The arrival in Santa Fe County of oil and gas wildcatters has brought such focus to our community, and this attention and energy give us an incredible opportunity. We have the chance to restore the will of the people to its proper place in the debate and to shift the balance of power in favor of our community.
For too long, political debate has ignored the will of the people in favor of the will of special interests. Special interests have sought to take without contributing their fair share and inevitably leave ordinary people and communities shouldering the burden of their activities. Oil and gas exploration in Santa Fe County is a perfect example: Our community will shoulder an enormous burden should exploration and production commence but will reap few, if any, benefits.
The activities of the wildcatters (who arrive first) and the major corporations (who inevitably come later) pose serious threats to our water, our land, and ur air. In return, they offer nothing but empty promises. The revenues generated will be a pittance compared to the economic and social consequences to Santa Fe, and the impact of their operations could last for many generations after they leave.
Our county government has a golden opportunity to show the rest of the country what government can do when it acts in the best interests of the people. Our county can enact a tough ordinance to ensure that we preserve the things that make Santa Fe such a special place to live and raise a family.
By doing that, we will tell industry that it must, for once, bear the true costs of its activities.
Some may fear that industry will bring lawsuits to tear down tough ordinances or to remove safety laws. We should not shirk from the fight and should not be intimidated by such threats. The ground on which the county government stands in defending safety and health ordinances is the strongest ground on which it can ever stand. Attempts to use the courts to defeat protective ordinances may succeed, or they may fail. But we will surely win no matter the outcome because we can never lose when standing to defend ourselves. Compared to the costs of the effects of lightly regulated oils and gas exploration and production, the costs of defending the lawsuits that may come will be insignificant. It is far better to face and defend a lawsuit than to face the destruction of our homes, land and water at the hands of those who do not care about the effects they create, or for the future they leave behind.

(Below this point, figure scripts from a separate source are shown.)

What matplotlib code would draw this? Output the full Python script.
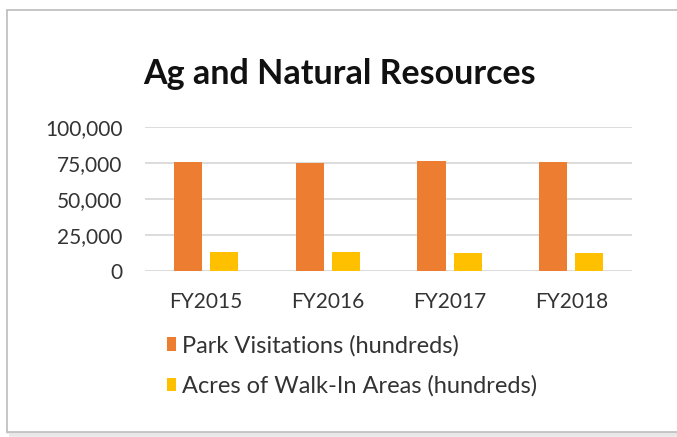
import matplotlib.pyplot as plt
from matplotlib.patches import Rectangle
import numpy as np

plt.rcParams['font.family'] = ['Lato', 'DejaVu Sans']

# data
years = ['FY2015', 'FY2016', 'FY2017', 'FY2018']
park_visits = [75500, 75100, 76700, 75500]
walk_in_acres = [13700, 13700, 13000, 13000]
yticks = [0, 25000, 50000, 75000, 100000]

fig = plt.figure(figsize=(6.77, 4.37), dpi=100)

# chart frame with a soft shadow
fig.patches.append(Rectangle((0.013, 0.006), 1.0, 0.966, transform=fig.transFigure,
                             facecolor='none', edgecolor='#e8e8e8', lw=4, zorder=0))
fig.patches.append(Rectangle((0.0103, 0.0114), 1.0, 0.966, transform=fig.transFigure,
                             facecolor='white', edgecolor='#bdbdbd', lw=1.2, zorder=1))

ax = fig.add_axes([0.214, 0.379, 0.72, 0.33])
ax.set_zorder(3)
ax.patch.set_alpha(0)
x = np.arange(len(years))
w = 0.23
ax.bar(x - 0.148, park_visits, w, color='#ED7D31', label='Park Visitations (hundreds)', zorder=3)
ax.bar(x + 0.148, walk_in_acres, w, color='#FFC000', label='Acres of Walk-In Areas (hundreds)', zorder=3)

ax.set_xlim(-0.5, 3.5)
ax.set_ylim(0, 100000)
ax.set_yticks(yticks)
ax.set_yticklabels([f'{v:,}' for v in yticks])
ax.set_xticks(x)
ax.set_xticklabels(years)
ax.tick_params(length=0, labelsize=15, colors='#333333', pad=15)
ax.tick_params(axis='y', pad=16)
ax.grid(axis='y', color='#d9d9d9', lw=1.3, zorder=0)
for s in ax.spines.values():
    s.set_visible(False)

fig.text(0.502, 0.831, 'Ag and Natural Resources', ha='center', va='center',
         fontsize=24.5, fontweight='bold', color='#111111', zorder=4)

leg = fig.legend(loc='upper left', bbox_to_anchor=(0.232, 0.255), ncol=1, frameon=False,
                 fontsize=17, labelcolor='#333333', handlelength=0.42, handleheight=0.5,
                 handletextpad=0.25, labelspacing=0.8, borderaxespad=0)
leg.set_zorder(4)

fig.savefig('out.png', dpi=100)
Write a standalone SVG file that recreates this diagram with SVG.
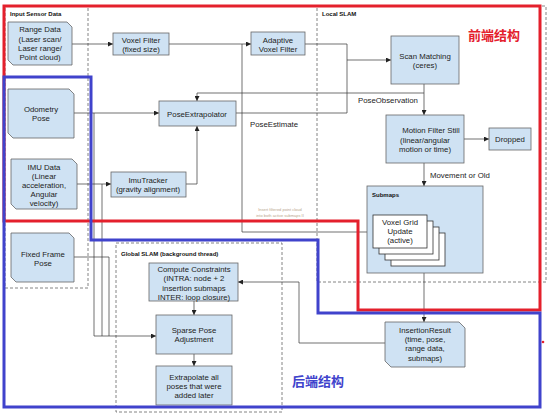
<svg xmlns="http://www.w3.org/2000/svg" width="553" height="415" viewBox="0 0 553 415">
<defs>
<marker id="arr" viewBox="0 0 6 6" refX="6" refY="3" markerWidth="5" markerHeight="5" orient="auto" markerUnits="userSpaceOnUse">
<path d="M0,0 L6,3 L0,6 Z" fill="#222"/>
</marker>
</defs>
<style>
.node{fill:#cfe2f3;stroke:#666;stroke-width:0.8}
.card{fill:#fff;stroke:#333;stroke-width:0.8}
.t{font-family:"Liberation Sans",Arial,sans-serif;font-size:7.8px;fill:#222;text-anchor:middle}
.l{font-family:"Liberation Sans",Arial,sans-serif;font-size:7.8px;fill:#222}
.b{font-family:"Liberation Sans",Arial,sans-serif;font-size:6px;font-weight:bold;fill:#111}
.panel{fill:none;stroke:#666;stroke-width:0.8;stroke-dasharray:3,2}
.c{fill:none;stroke:#333;stroke-width:0.7}
.ca{fill:none;stroke:#333;stroke-width:0.7;marker-end:url(#arr)}
.tiny{font-family:"Liberation Sans",Arial,sans-serif;font-size:4px;fill:#b8a58c;text-anchor:middle}
.cn{font-family:"Noto Sans CJK SC",sans-serif;font-size:13px;font-weight:bold}
</style>
<rect width="553" height="415" fill="#fff"/>

<g id="panels">
<rect class="panel" x="5" y="6" width="83" height="282"/>
<rect class="panel" x="317" y="6" width="229" height="276"/>
<rect class="panel" x="116" y="243" width="166" height="169"/>
<text class="b" x="10" y="16">Input Sensor Data</text>
<text class="b" x="322" y="16">Local SLAM</text>
<text class="b" x="121" y="256">Global SLAM (background thread)</text>
</g>

<g id="connectors">
<path class="ca" d="M72,44 H113"/>
<path class="ca" d="M169,44 H251"/>
<path class="c" d="M242,44 V232"/>
<path class="ca" d="M242,232 H373"/>
<path class="c" d="M305,44 H347 V113 H236"/>
<path class="ca" d="M347,60 H391"/>
<path class="ca" d="M424,84 V115"/>
<path class="c" d="M424,93 H197"/>
<path class="ca" d="M197,93 V101"/>
<path class="ca" d="M464,139 H489"/>
<path class="ca" d="M424,163 V186"/>
<path class="ca" d="M424,273 V322"/>
<path class="c" d="M385,343 H299 V282"/>
<path class="ca" d="M299,282 H238"/>
<path class="ca" d="M194,301 V315"/>
<path class="ca" d="M194,354 V366"/>
<path class="ca" d="M74,113 H159"/>
<path class="ca" d="M77,184 H111"/>
<path class="ca" d="M186,184 H197 V126"/>
<path class="c" d="M74,257 H109 V336"/>
<path class="c" d="M94,113 V336"/>
<path class="c" d="M102,184 V336"/>
<path class="ca" d="M94,336 H156"/>
<text class="l" x="250" y="127">PoseEstimate</text>
<text class="l" x="358" y="103">PoseObservation</text>
<text class="l" x="430" y="178">Movement or Old</text>
<text class="tiny" x="280" y="211">Insert filtered point cloud</text>
<text class="tiny" x="280" y="217">into both active submaps II</text>
</g>

<g id="range-data">
<polygon class="node" points="8,22 67,22 72,27 72,65 13,65 8,60"/>
<text class="t" x="40" y="32">Range Data</text>
<text class="t" x="40" y="42">(Laser scan/</text>
<text class="t" x="40" y="51">Laser range/</text>
<text class="t" x="40" y="60">Point cloud)</text>
</g>
<g id="odometry">
<polygon class="node" points="8,89 69,89 74,94 74,138 13,138 8,133"/>
<text class="t" x="41" y="112">Odometry</text>
<text class="t" x="41" y="121">Pose</text>
</g>
<g id="imu-data">
<polygon class="node" points="11,159 72,159 77,164 77,209 16,209 11,204"/>
<text class="t" x="44" y="170">IMU Data</text>
<text class="t" x="44" y="179">(Linear</text>
<text class="t" x="44" y="188">acceleration,</text>
<text class="t" x="44" y="197">Angular</text>
<text class="t" x="44" y="206">velocity)</text>
</g>
<g id="fixed-frame">
<polygon class="node" points="11,233 69,233 74,238 74,282 16,282 11,277"/>
<text class="t" x="43" y="257">Fixed Frame</text>
<text class="t" x="43" y="266">Pose</text>
</g>
<g id="voxel-filter">
<rect class="node" x="113" y="33" width="56" height="22"/>
<text class="t" x="141" y="43">Voxel Filter</text>
<text class="t" x="141" y="52">(fixed size)</text>
</g>
<g id="adaptive-voxel-filter">
<rect class="node" x="251" y="32" width="54" height="23"/>
<text class="t" x="278" y="43">Adaptive</text>
<text class="t" x="278" y="52">Voxel Filter</text>
</g>
<g id="pose-extrapolator">
<rect class="node" x="159" y="101" width="77" height="25"/>
<text class="t" x="197" y="117">PoseExtrapolator</text>
</g>
<g id="imu-tracker">
<rect class="node" x="111" y="172" width="75" height="25"/>
<text class="t" x="148" y="183">ImuTracker</text>
<text class="t" x="148" y="192">(gravity alignment)</text>
</g>
<g id="scan-matching">
<rect class="node" x="391" y="36" width="68" height="48"/>
<text class="t" x="425" y="59">Scan Matching</text>
<text class="t" x="425" y="68">(ceres)</text>
</g>
<g id="motion-filter">
<rect class="node" x="386" y="115" width="78" height="48"/>
<text class="t" x="431" y="133">Motion Filter Still</text>
<text class="t" x="425" y="143">(linear/angular</text>
<text class="t" x="425" y="152">motion or time)</text>
</g>
<g id="dropped">
<rect class="node" x="489" y="128" width="42" height="22"/>
<text class="t" x="510" y="142">Dropped</text>
</g>
<g id="submaps">
<rect class="node" x="367" y="186" width="116" height="87"/>
<text class="b" x="372" y="197">Submaps</text>
<rect class="card" x="391" y="233" width="54" height="33"/>
<rect class="card" x="385" y="227" width="54" height="33"/>
<rect class="card" x="379" y="221" width="54" height="33"/>
<rect class="card" x="373" y="215" width="54" height="33"/>
<text class="t" x="400" y="225">Voxel Grid</text>
<text class="t" x="400" y="234">Update</text>
<text class="t" x="400" y="243">(active)</text>
</g>
<g id="compute-constraints">
<rect class="node" x="149" y="263" width="89" height="38"/>
<text class="t" x="194" y="272">Compute Constraints</text>
<text class="t" x="194" y="281">(INTRA: node + 2</text>
<text class="t" x="194" y="291">insertion submaps</text>
<text class="t" x="194" y="300">INTER: loop closure)</text>
</g>
<g id="sparse-pose">
<rect class="node" x="156" y="315" width="76" height="39"/>
<text class="t" x="194" y="333">Sparse Pose</text>
<text class="t" x="194" y="342">Adjustment</text>
</g>
<g id="extrapolate">
<rect class="node" x="156" y="366" width="76" height="39"/>
<text class="t" x="194" y="380">Extrapolate all</text>
<text class="t" x="194" y="389">poses that were</text>
<text class="t" x="194" y="398">added later</text>
</g>
<g id="insertion-result">
<polygon class="node" points="385,322 459,322 465,328 465,367 391,367 385,361"/>
<text class="t" x="425" y="333">InsertionResult</text>
<text class="t" x="425" y="342">(time, pose,</text>
<text class="t" x="425" y="351">range data,</text>
<text class="t" x="425" y="361">submaps)</text>
</g>

<g id="frontend">
<path d="M4,6 H540 V310 H358 V221 H4 Z" fill="none" stroke="#e4202c" stroke-width="3"/>
<text class="cn" x="468" y="40" fill="#e4202c">前端结构</text>
</g>
<g id="backend">
<path d="M4,77 H91 V240 H318 V313 H540 V407 H4 Z" fill="none" stroke="#4043cc" stroke-width="3"/>
<text class="cn" x="292" y="386" fill="#4043cc">后端结构</text>
</g>
<circle cx="543" cy="342" r="1.3" fill="#e4202c"/>
</svg>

I urge the county government to recognize the importance of the days ahead and to seize this important opportunity to stand up for those they represent. In passing an ordinance that contains stronger bonding requirements, stronger set-back requirements, and stronger aquifer protections, our county government will be restoring the balance to the debate and will long be remembered for their courage and foresight.
Brian Egolf is a Santa Fe water lawyer and a candidate for the State House, District 47.